PUI2016 _citibike_ Summary

Jonathan Toy

and 4 more

October 17, 2016

PUI2016 Citibike Project Summary ABSTRACT: In this project we looked at whether on average older individuals (over 40 years old) used Citibikes for shorter trips than younger individuals(less than 40 years old). Using information on trip duration and rider age for the month of February 2015, we ran a Z-test test for the proportions grouped by trip duration, yielding at statistic of 26.09. In this case we will reject the null hypothesis and conclude that older individuals are more willing to take shorter trips.
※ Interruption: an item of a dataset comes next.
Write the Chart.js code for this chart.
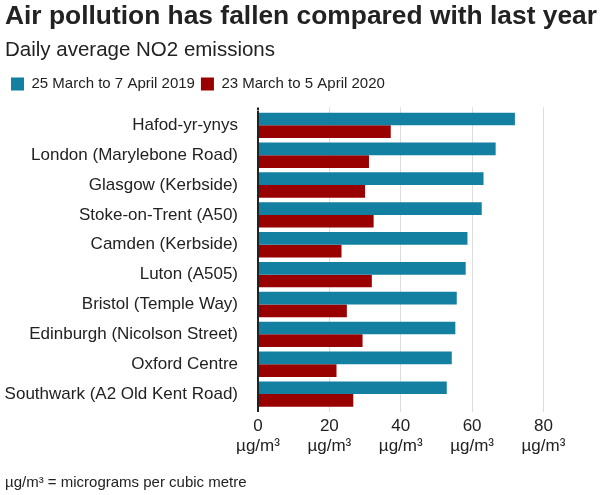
<!DOCTYPE html>
<html>
<head>
<meta charset="utf-8">
<script src="https://cdn.jsdelivr.net/npm/chart.js@4"></script>
<style>
    body { margin: 0; background: #fff; font-family: "Liberation Sans", Arial, sans-serif; }
    #wrap { position: relative; width: 600px; height: 495px; }
    #foot { position: absolute; left: 5px; top: 473px; font-size: 15px; color: #222; }
</style>
</head>
<body>
<div id="wrap">
    <canvas id="chart" width="600" height="495"></canvas>
    <div id="foot">µg/m³ = micrograms per cubic metre</div>
</div>
<script>
// sites, top to bottom
const sites = [
    'Hafod-yr-ynys',
    'London (Marylebone Road)',
    'Glasgow (Kerbside)',
    'Stoke-on-Trent (A50)',
    'Camden (Kerbside)',
    'Luton (A505)',
    'Bristol (Temple Way)',
    'Edinburgh (Nicolson Street)',
    'Oxford Centre',
    'Southwark (A2 Old Kent Road)'
];
const values2019 = [72.0, 66.6, 63.2, 62.7, 58.7, 58.2, 55.7, 55.3, 54.3, 52.9];
const values2020 = [37.2, 31.1, 30.0, 32.4, 23.4, 31.9, 24.9, 29.3, 22.0, 26.7];
const xTicks = [0, 20, 40, 60, 80];
const unit = 'µg/m³';

const ctx = document.getElementById('chart').getContext('2d');
Chart.defaults.font.family = '"Liberation Sans", Arial, sans-serif';
Chart.defaults.color = '#222222';

const zeroColor = c => c.tick && c.tick.value === 0 ? '#222222' : '#dddddd';
const zeroWidth = c => c.tick && c.tick.value === 0 ? 2 : 1;
const fixedTicks = scale => { scale.ticks = xTicks.map(v => ({ value: v })); };

new Chart(ctx, {
    type: 'bar',
    data: {
        labels: sites,
        datasets: [
            {
                label: '25 March to 7 April 2019',
                data: values2019,
                backgroundColor: '#1380A1',
                barPercentage: 1,
                categoryPercentage: 0.85
            },
            {
                label: '23 March to 5 April 2020',
                data: values2020,
                backgroundColor: '#990000',
                barPercentage: 1,
                categoryPercentage: 0.85
            }
        ]
    },
    options: {
        indexAxis: 'y',
        responsive: false,
        animation: false,
        layout: {
            padding: { left: 5, right: 3, bottom: 0 }
        },
        scales: {
            x: {
                min: 0,
                max: 95,
                afterBuildTicks: fixedTicks,
                afterFit: function (scale) {
                    scale.height = 86;
                },
                grid: {
                    // zero line doubles as the axis line
                    color: zeroColor,
                    lineWidth: zeroWidth,
                    tickLength: 3
                },
                border: { display: false },
                ticks: {
                    padding: 4,
                    font: { size: 17, lineHeight: 1.2 },
                    color: '#222222',
                    callback: function (value) {
                        return [String(value), unit];
                    }
                }
            },
            // spacer between legend and plot, lets the grid poke out a little on top
            gap: {
                type: 'linear',
                axis: 'x',
                position: 'top',
                min: 0,
                max: 95,
                afterBuildTicks: fixedTicks,
                ticks: { display: false },
                grid: {
                    drawOnChartArea: false,
                    color: zeroColor,
                    lineWidth: zeroWidth,
                    tickLength: 3
                },
                border: { display: false },
                afterFit: function (scale) {
                    scale.height = 9;
                }
            },
            y: {
                afterFit: function (scale) {
                    scale.width = 253;
                },
                grid: { display: false, drawTicks: false },
                border: { display: false },
                ticks: {
                    padding: 20,
                    font: { size: 17 },
                    color: '#222222'
                }
            }
        },
        plugins: {
            title: {
                display: true,
                text: 'Air pollution has fallen compared with last year',
                align: 'start',
                font: { size: 26.5, weight: 'bold' },
                padding: { top: 1, bottom: 0 }
            },
            subtitle: {
                display: true,
                text: 'Daily average NO2 emissions',
                align: 'start',
                font: { size: 20.5 },
                padding: { top: 5, bottom: 8 }
            },
            legend: {
                position: 'top',
                align: 'start',
                labels: {
                    boxWidth: 13,
                    boxHeight: 13,
                    font: { size: 15 },
                    padding: 6
                }
            },
            tooltip: { enabled: false }
        }
    }
});
</script>
</body>
</html>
DATA: We used the zip file on the Citibike's website corresponding to the month of February 2015. The data can be downloaded here: https://s3.amazonaws.com/tripdata/201502-citibike-tripdata.zip The corresponding .csv file contained entries for the start and stop station location, trip duration, customer type, birth year and gender of each rider during the month. We extracted age by subtracting the birth year of subscribers from the then current year 2015, and dropping all entries except trip duration and age. We split the pandas dataframe into those over and under 40 to create 2 samples. Then we divided the trip duration into two categories as short trip(less than 10 mins) and long trip(more than 10 mins) (see Figure 1). At last we normalized the distribution(see Figure 2).